After connecting the monitors to the Wi-Fi and enabling push to Cloud, each monitor installed a firmware update, and began performing their jobs. The last step was to enroll into the AirGradient Cloud with an account, and add each monitor via the MAC Address to the account. That was it!
The AirGradient Dashboard
The AirGradient Dashboard is pretty intuitive, and over the past year, I have seen them continuously add features to the web application, and refine it with more clarity. The Dashboard for AirGradient is available here.
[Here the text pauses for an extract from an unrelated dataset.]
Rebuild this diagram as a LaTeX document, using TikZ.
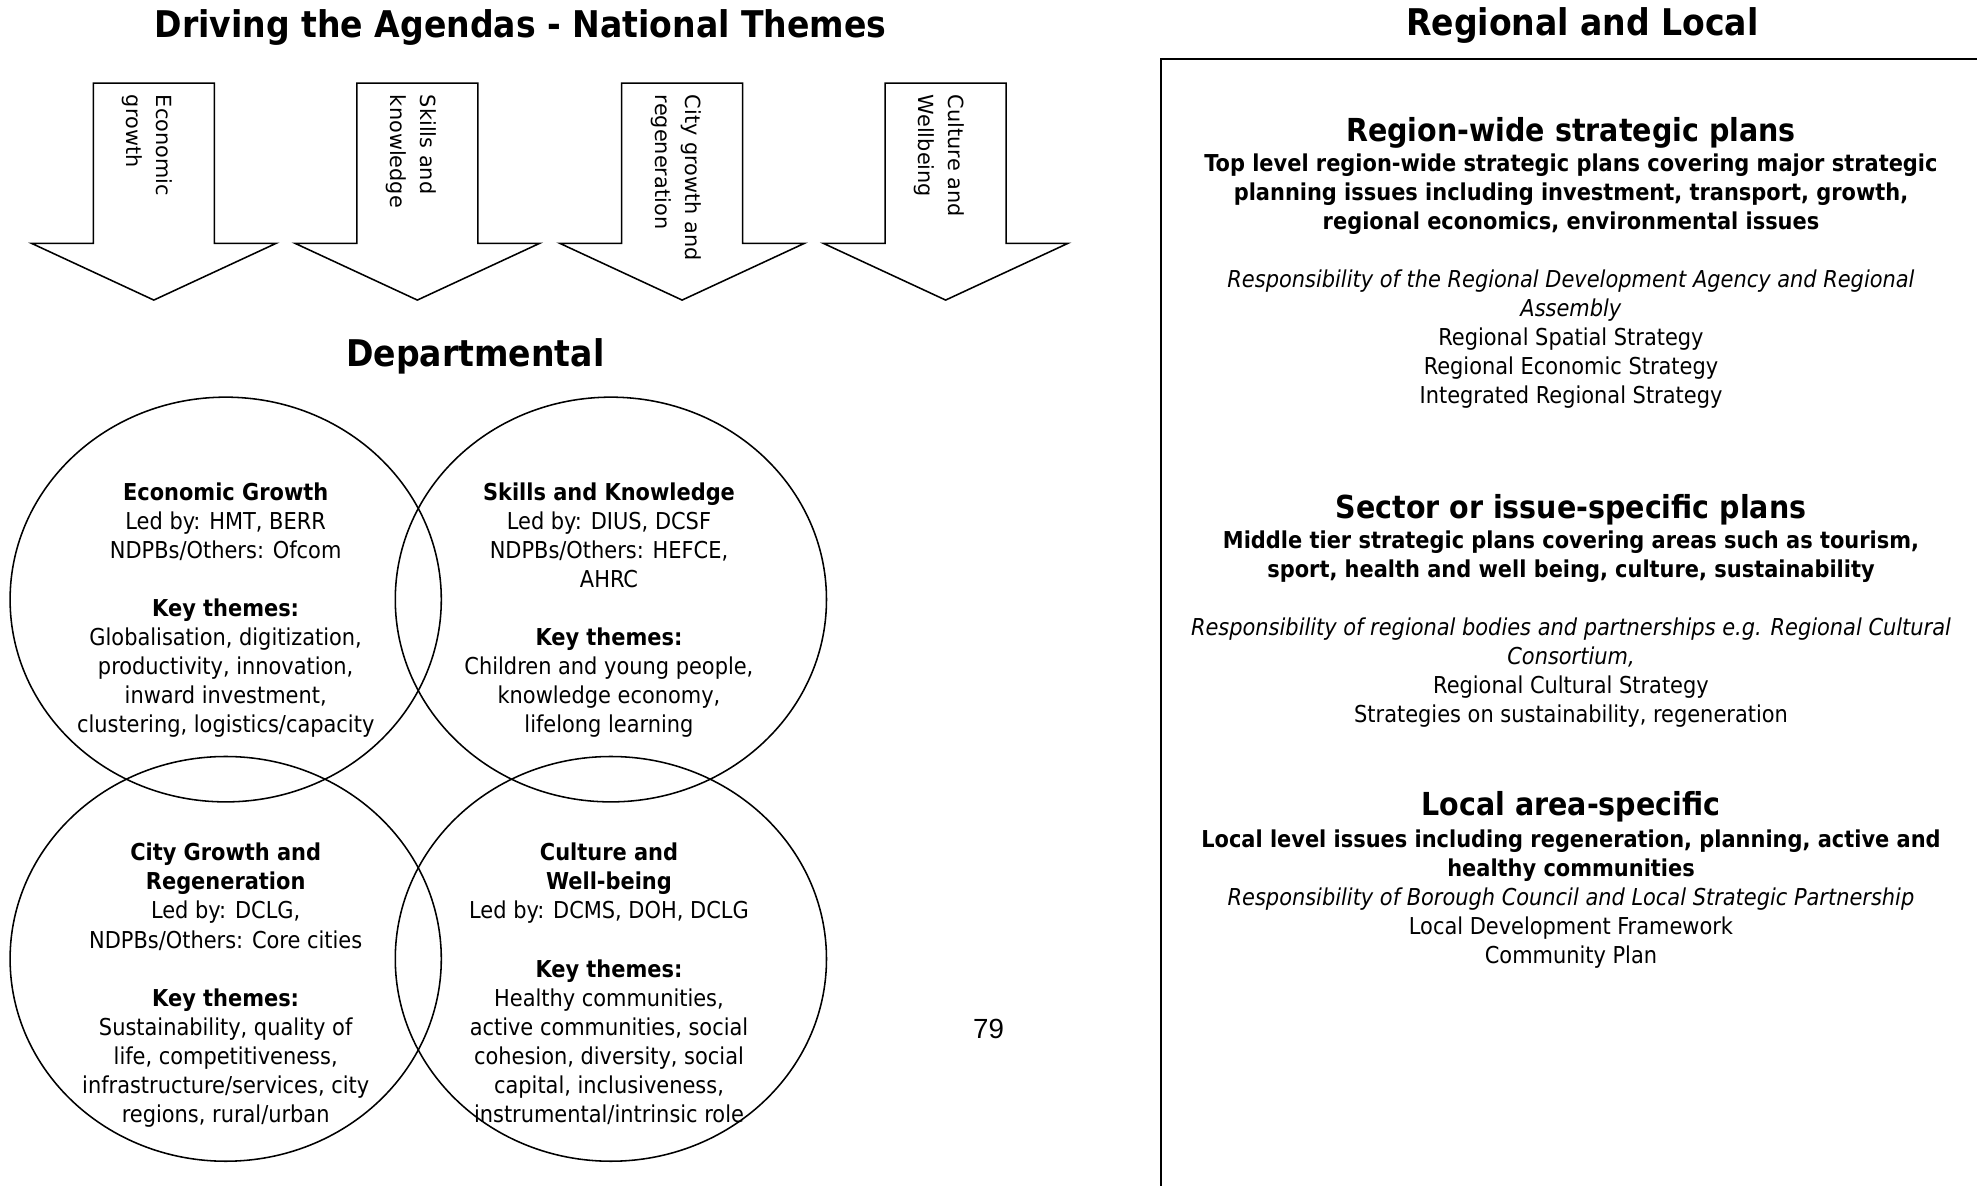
\documentclass[tikz,border=0pt]{standalone}
\usepackage{fontspec}
\setmainfont{DejaVu Sans Condensed}
\newfontfamily\arrowfont{DejaVu Sans}
\newfontfamily\pagefont{Liberation Sans}
\usetikzlibrary{shapes.geometric}

\tikzset{
	venn/.style={draw, line width=0.7pt, ellipse, minimum width=68.4mm, minimum height=64.2mm, inner sep=0pt},
	vtext/.style={align=center, anchor=base, inner sep=0pt, font=\fontsize{10.5}{13.1}\selectfont},
	heading/.style={anchor=base, inner sep=0pt, font=\fontsize{16.6}{20}\selectfont\bfseries},
	tier/.style={anchor=base, inner sep=0pt, font=\fontsize{14.3}{16}\selectfont\bfseries},
	theme/.style={rotate=-90, anchor=west, align=left, inner sep=0pt, font=\arrowfont\fontsize{9.4}{13.6}\selectfont},
}

\begin{document}
\begin{tikzpicture}[x=0.2mm, y=-0.2mm]
			%%%%% START %%%%%
			\useasboundingbox (0, 0) rectangle (1568, 940);
			
			\node[heading] (national) at (413, 30) {Driving the Agendas - National Themes};
			\node[heading] (regional) at (1255, 28) {Regional and Local};
			\node[heading] (dept) at (377, 291) {Departmental};
			
			% block arrows
			\foreach \x/\n/\t in {122/eco/{Economic\\growth}, 331/skills/{Skills and\\knowledge},
					541/city/{City growth and\\regeneration}, 750/culture/{Culture and\\Wellbeing}} {
				\draw[line width=0.7pt] (\x-48, 66) -- (\x+48, 66) -- (\x+48, 193) -- (\x+97, 193) -- (\x, 238)
					-- (\x-97, 193) -- (\x-48, 193) -- cycle;
				\node[theme] (arrow-\n) at (\x-5, 75) {\t};
			}
			
			% departmental circles, text sits on its last line
			\node[venn] (eco) at (179, 475.5) {};
			\node[venn] (skills) at (484.5, 475.5) {};
			\node[venn] (city) at (179, 760.5) {};
			\node[venn] (culture) at (484.5, 760.5) {};
			
			\node[vtext] (eco-text) at (179, 581) {\textbf{Economic Growth}\\Led by: HMT, BERR\\NDPBs/Others: Ofcom\\[4.6mm]
				\textbf{Key themes:}\\Globalisation, digitization,\\productivity, innovation,\\inward investment,\\clustering, logistics/capacity};
			\node[vtext] (skills-text) at (483, 581) {\textbf{Skills and Knowledge}\\Led by: DIUS, DCSF\\NDPBs/Others: HEFCE,\\AHRC\\[4.6mm]
				\textbf{Key themes:}\\Children and young people,\\knowledge economy,\\lifelong learning};
			\node[vtext] (city-text) at (179, 890) {\textbf{City Growth and}\\\textbf{Regeneration}\\Led by: DCLG,\\NDPBs/Others: Core cities\\[4.6mm]
				\textbf{Key themes:}\\Sustainability, quality of\\life, competitiveness,\\infrastructure/services, city\\regions, rural/urban};
			\node[vtext] (culture-text) at (483, 890) {\textbf{Culture and}\\\textbf{Well-being}\\Led by: DCMS, DOH, DCLG\\[4.6mm]
				\textbf{Key themes:}\\Healthy communities,\\active communities, social\\cohesion, diversity, social\\capital, inclusiveness,\\instrumental/intrinsic role};
			
			\node[anchor=base, inner sep=0pt, font=\pagefont\fontsize{12.5}{15}\selectfont] (page) at (784, 824) {79};
			
			% regional and local plans
			\draw[line width=0.3mm] (1580, 47) -- (921, 47) -- (921, 950);
			
			\node[tier] (wide) at (1246, 112) {Region-wide strategic plans};
			\node[vtext] (wide-text) at (1246, 320) {\textbf{Top level region-wide strategic plans covering major strategic}\\
				\textbf{planning issues including investment, transport, growth,}\\\textbf{regional economics, environmental issues}\\[4.6mm]
				\textit{Responsibility of the Regional Development Agency and Regional}\\\textit{Assembly}\\
				Regional Spatial Strategy\\Regional Economic Strategy\\Integrated Regional Strategy};
			
			\node[tier] (sector) at (1246, 411) {Sector or issue-specific plans};
			\node[vtext] (sector-text) at (1246, 573) {\textbf{Middle tier strategic plans covering areas such as tourism,}\\
				\textbf{sport, health and well being, culture, sustainability}\\[4.6mm]
				\textit{Responsibility of regional bodies and partnerships e.g. Regional Cultural}\\\textit{Consortium,}\\
				Regional Cultural Strategy\\Strategies on sustainability, regeneration};
			
			\node[tier] (local) at (1246, 647) {Local area-specific};
			\node[vtext] (local-text) at (1246, 764) {\textbf{Local level issues including regeneration, planning, active and}\\
				\textbf{healthy communities}\\\textit{Responsibility of Borough Council and Local Strategic Partnership}\\
				Local Development Framework\\Community Plan};
			%%%%% END %%%%%
\end{tikzpicture}
\end{document}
The Home Dashboard provides an overview of what your monitors are recording, and allows you to view historical data from the monitor. In my example, you’ll see each monitor is recording the PM2.5, PM0.3, PM1, PM10, CO2, Temperature, Relative Humidity, TVOCs, and NOx Air Quality information. Some other informative information such as the Wi-Fi signal, and the Last Update time are recorded to show the health of the Monitor. In the “Hardware” section of the Dashboard, additional information is available, such as the Uptime of the monitor, whether the Firmware is up to date, when the monitor was commissioned, and the MAC Address.
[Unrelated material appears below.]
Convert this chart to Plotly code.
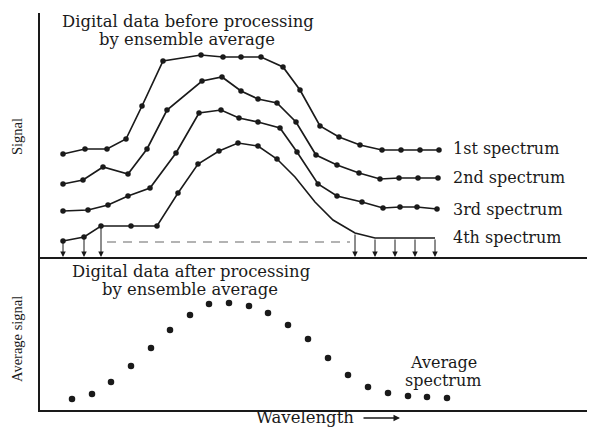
import plotly.graph_objects as go

# ---- data (arbitrary units) ----
s1_x = [23, 45, 67, 86, 102, 123, 161, 183, 201, 221, 243, 260, 280, 299, 320, 342, 361, 380, 399]
s1_y = [103, 108, 108, 118, 151, 196, 202, 200, 200, 200, 190, 167, 131, 120, 112, 107, 107, 107, 107]

s2_x = [23, 43, 63, 88, 107, 127, 162, 182, 201, 218, 237, 256, 276, 297, 319, 340, 359, 378, 398]
s2_y = [73, 77, 90, 83, 108, 147, 176, 180, 166, 158, 154, 135, 102, 92, 84, 78, 79, 79, 79]

s3_x = [23, 48, 68, 88, 110, 136, 159, 181, 199, 218, 240, 257, 278, 297, 322, 343, 360, 377, 397]
s3_y = [46, 47, 52, 61, 69, 104, 144, 147, 139, 135, 129, 105, 73, 61, 55, 49, 50, 50, 48]

s4_x = [23, 44, 61, 91, 117, 138, 158, 179, 198, 218, 237, 255, 275, 293, 315, 335, 355, 375, 395]
s4_y = [16, 20, 31, 31, 31, 64, 93, 106, 114, 111, 98, 80, 55, 37, 24, 19, 19, 19, 19]
s4_n_dotted = 11
s4_arrow_idx = [0, 1, 2, 14, 15, 16, 17, 18]

dash_x = [67, 310]
dash_y = [15, 15]

avg_x = [32, 52, 71, 91, 111, 130, 150, 169, 189, 209, 228, 248, 268, 288, 308, 328, 348, 368, 387, 407]
avg_y = [11, 16, 28, 44, 62, 80, 95, 106, 107, 104, 97, 85, 71, 52, 35, 23, 17, 14, 13, 12]

spec_labels = ["1st spectrum", "2nd spectrum", "3rd spectrum", "4th spectrum"]

# ---- figure geometry (page body adds an 8px offset) ----
OFF = 8
W, H = 595 - OFF, 427 - OFF
ML = 40 - OFF
PW = W - ML                 # plot area width
PH = 410 - OFF              # plot area height (bottom axis at reference y=410)
MB = H - PH


def px(xp):
    return (xp - OFF - ML) / PW


def py(yp):
    return (PH - (yp - OFF)) / PH


INK = "#1a1a1a"
FONT = "DejaVu Serif"

fig = go.Figure()

for xs, ys in [(s1_x, s1_y), (s2_x, s2_y), (s3_x, s3_y)]:
    fig.add_trace(go.Scatter(x=xs, y=ys, mode="lines+markers", xaxis="x", yaxis="y",
                             line=dict(color=INK, width=1.7),
                             marker=dict(color=INK, size=5.5), showlegend=False,
                             hoverinfo="skip"))

fig.add_trace(go.Scatter(x=s4_x, y=s4_y, mode="lines", xaxis="x", yaxis="y",
                         line=dict(color=INK, width=1.6),
                         showlegend=False, hoverinfo="skip"))
fig.add_trace(go.Scatter(x=s4_x[:s4_n_dotted], y=s4_y[:s4_n_dotted], mode="markers",
                         xaxis="x", yaxis="y", marker=dict(color=INK, size=5.5),
                         showlegend=False, hoverinfo="skip"))

fig.add_trace(go.Scatter(x=dash_x, y=dash_y, mode="lines", xaxis="x", yaxis="y",
                         line=dict(color="#9a9a9a", width=1.6, dash="9px,7px"),
                         showlegend=False, hoverinfo="skip"))

fig.add_trace(go.Scatter(x=avg_x, y=avg_y, mode="markers", xaxis="x2", yaxis="y2",
                         marker=dict(color=INK, size=6.5), showlegend=False,
                         hoverinfo="skip"))

annotations = []
# arrows from 4th spectrum down to the baseline
for i in s4_arrow_idx:
    annotations.append(dict(x=s4_x[i], y=0, ax=s4_x[i], ay=s4_y[i],
                            xref="x", yref="y", axref="x", ayref="y",
                            showarrow=True, arrowhead=2, arrowsize=1.1,
                            arrowwidth=1, arrowcolor=INK, text=""))


def txt(t, xp, yp, size=16, anchor="center", angle=0, family=FONT):
    annotations.append(dict(text=t, x=px(xp), y=py(yp), xref="paper", yref="paper",
                            showarrow=False, xanchor=anchor, yanchor="middle",
                            textangle=angle,
                            font=dict(family=family, size=size, color=INK)))


txt("Digital data before processing", 188, 21.5, size=16.4)
txt("by ensemble average", 187, 39, size=16.4)
txt("Digital data after processing", 191, 271.5, size=16.4)
txt("by ensemble average", 190, 289.5, size=16.4)
txt("Average", 443, 362, size=16)
txt("spectrum", 443, 380.5, size=16)
for lab, yy in zip(spec_labels, [148, 177, 209, 238]):
    txt(lab, 451, yy, size=16, anchor="left")
txt("Wavelength", 305, 418, size=16.5)
txt("Signal", 17, 137, size=14.5, angle=-90, family="Liberation Serif")
txt("Average signal", 17, 339, size=14.5, angle=-90, family="Liberation Serif")

# wavelength arrow
annotations.append(dict(x=px(400), y=py(418), ax=-38, ay=0, xref="paper", yref="paper",
                        showarrow=True, arrowhead=2, arrowsize=1, arrowwidth=1.3,
                        arrowcolor=INK, text=""))

axis_common = dict(showgrid=False, zeroline=False, showticklabels=False, ticks="",
                   showline=True, linecolor=INK, linewidth=1.5, mirror=False,
                   fixedrange=True)

fig.update_layout(
    width=W, height=H,
    margin=dict(l=ML, r=0, t=0, b=MB, autoexpand=False),
    paper_bgcolor="white", plot_bgcolor="white",
    xaxis=dict(domain=[0, 1], range=[0, 555], anchor="y", **axis_common),
    yaxis=dict(domain=[py(257), py(13)], range=[0, 257 - 13], anchor="x", **axis_common),
    xaxis2=dict(domain=[0, 1], range=[0, 555], anchor="y2", **axis_common),
    yaxis2=dict(domain=[0, py(257)], range=[0, 410 - 257], anchor="x2", **axis_common),
    annotations=annotations,
)

fig.write_html("out.html")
In the Dashboard, you can customize settings on the monitors such as whether the monitors automatically update their firmware, what the LEDs on the Indoor monitors display (currently, this can be toggled between CO2 and PM2.5 Levels, or turned off entirely. Day/Night Settings are also available for controlling whether the internal displays are on or not, and the brightness of the display and LEDs. You can also adjust how often the monitors perform Baseline Calibration, which is important as they can drift their results over time (more on that later). The units they measure can also be adjusted.
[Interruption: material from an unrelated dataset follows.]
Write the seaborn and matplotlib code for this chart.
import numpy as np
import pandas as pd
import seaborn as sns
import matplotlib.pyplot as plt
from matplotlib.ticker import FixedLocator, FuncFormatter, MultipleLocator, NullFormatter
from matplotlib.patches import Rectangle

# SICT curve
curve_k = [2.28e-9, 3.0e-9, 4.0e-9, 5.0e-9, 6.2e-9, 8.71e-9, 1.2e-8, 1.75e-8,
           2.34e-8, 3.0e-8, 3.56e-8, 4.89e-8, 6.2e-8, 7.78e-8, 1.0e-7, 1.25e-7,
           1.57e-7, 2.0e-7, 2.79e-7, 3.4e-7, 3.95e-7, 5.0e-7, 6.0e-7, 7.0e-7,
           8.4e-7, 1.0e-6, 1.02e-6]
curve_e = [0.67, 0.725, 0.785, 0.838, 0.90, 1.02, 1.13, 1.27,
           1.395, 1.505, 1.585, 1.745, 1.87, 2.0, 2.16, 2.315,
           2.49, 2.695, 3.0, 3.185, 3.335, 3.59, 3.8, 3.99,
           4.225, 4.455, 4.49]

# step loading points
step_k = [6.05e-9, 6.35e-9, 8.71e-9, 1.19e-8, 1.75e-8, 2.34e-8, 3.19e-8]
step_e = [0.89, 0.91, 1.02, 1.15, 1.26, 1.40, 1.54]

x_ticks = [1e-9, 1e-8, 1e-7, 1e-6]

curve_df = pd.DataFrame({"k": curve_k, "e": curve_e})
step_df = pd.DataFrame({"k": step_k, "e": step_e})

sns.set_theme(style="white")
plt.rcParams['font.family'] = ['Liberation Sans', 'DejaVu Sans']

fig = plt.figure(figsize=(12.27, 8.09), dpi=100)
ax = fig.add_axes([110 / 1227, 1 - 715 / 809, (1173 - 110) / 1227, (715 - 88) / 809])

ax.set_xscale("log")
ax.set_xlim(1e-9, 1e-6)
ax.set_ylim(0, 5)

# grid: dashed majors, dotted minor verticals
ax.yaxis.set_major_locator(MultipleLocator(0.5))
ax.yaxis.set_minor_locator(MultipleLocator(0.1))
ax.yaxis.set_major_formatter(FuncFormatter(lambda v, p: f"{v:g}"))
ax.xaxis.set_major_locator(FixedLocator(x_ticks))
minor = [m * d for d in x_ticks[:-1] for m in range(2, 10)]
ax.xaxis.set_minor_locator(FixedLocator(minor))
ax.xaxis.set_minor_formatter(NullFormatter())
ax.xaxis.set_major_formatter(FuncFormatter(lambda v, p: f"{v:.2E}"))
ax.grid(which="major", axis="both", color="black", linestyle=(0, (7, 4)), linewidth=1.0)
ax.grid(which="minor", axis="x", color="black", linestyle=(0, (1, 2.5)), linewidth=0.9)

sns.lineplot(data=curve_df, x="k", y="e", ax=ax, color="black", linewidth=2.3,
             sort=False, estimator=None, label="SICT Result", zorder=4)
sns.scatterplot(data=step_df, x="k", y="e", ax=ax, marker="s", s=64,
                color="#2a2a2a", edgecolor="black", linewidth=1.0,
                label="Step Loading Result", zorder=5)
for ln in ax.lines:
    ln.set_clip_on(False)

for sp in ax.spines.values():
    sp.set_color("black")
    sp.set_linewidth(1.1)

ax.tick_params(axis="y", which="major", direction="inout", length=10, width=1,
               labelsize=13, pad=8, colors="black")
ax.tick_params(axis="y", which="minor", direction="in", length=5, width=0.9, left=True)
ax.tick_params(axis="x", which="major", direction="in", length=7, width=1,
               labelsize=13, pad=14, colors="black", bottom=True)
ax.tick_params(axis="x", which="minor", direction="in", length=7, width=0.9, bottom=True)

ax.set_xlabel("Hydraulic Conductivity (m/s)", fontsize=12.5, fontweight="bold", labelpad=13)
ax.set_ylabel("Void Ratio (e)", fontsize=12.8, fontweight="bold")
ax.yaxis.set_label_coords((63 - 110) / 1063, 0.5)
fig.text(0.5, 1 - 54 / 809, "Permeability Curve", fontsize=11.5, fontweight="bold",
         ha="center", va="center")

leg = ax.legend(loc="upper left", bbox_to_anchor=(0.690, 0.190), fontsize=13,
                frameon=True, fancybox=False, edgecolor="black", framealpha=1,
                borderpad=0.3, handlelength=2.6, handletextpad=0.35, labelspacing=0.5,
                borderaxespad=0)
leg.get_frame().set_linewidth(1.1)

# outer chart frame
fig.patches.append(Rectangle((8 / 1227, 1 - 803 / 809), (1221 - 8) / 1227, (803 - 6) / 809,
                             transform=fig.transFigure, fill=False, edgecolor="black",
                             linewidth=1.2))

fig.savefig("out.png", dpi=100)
The Dashboard also provides options for Outdoor monitors to push this data to Public Data Sources such as OpenAQ, IQAir, and the AirGradient Map. This option allows the public to see your outdoor Air Quality data, and is handled through the AirGradient Cloud. Pushing data to these services is as simple as assigning a Geographic location to the monitor (via Longitude and Latitude), and enabling options for Third Party Data pushes (as seen below).
The historical data available looks similar to what is below. The data is pretty insightful, and the monitors report data approximately every minute.
The AirGradient Cloud Service also provides a few other features, such as the ability to configure alarms for the monitors. For example, if CO2 levels or if Temperature go outside of an “acceptable range” then the service can notify you via e-mail. The service also notifies you by default if an Air Quality Monitor goes offline for too long, and I get these when my Internet provider or Electric utility is having an outage lasting longer than five minutes.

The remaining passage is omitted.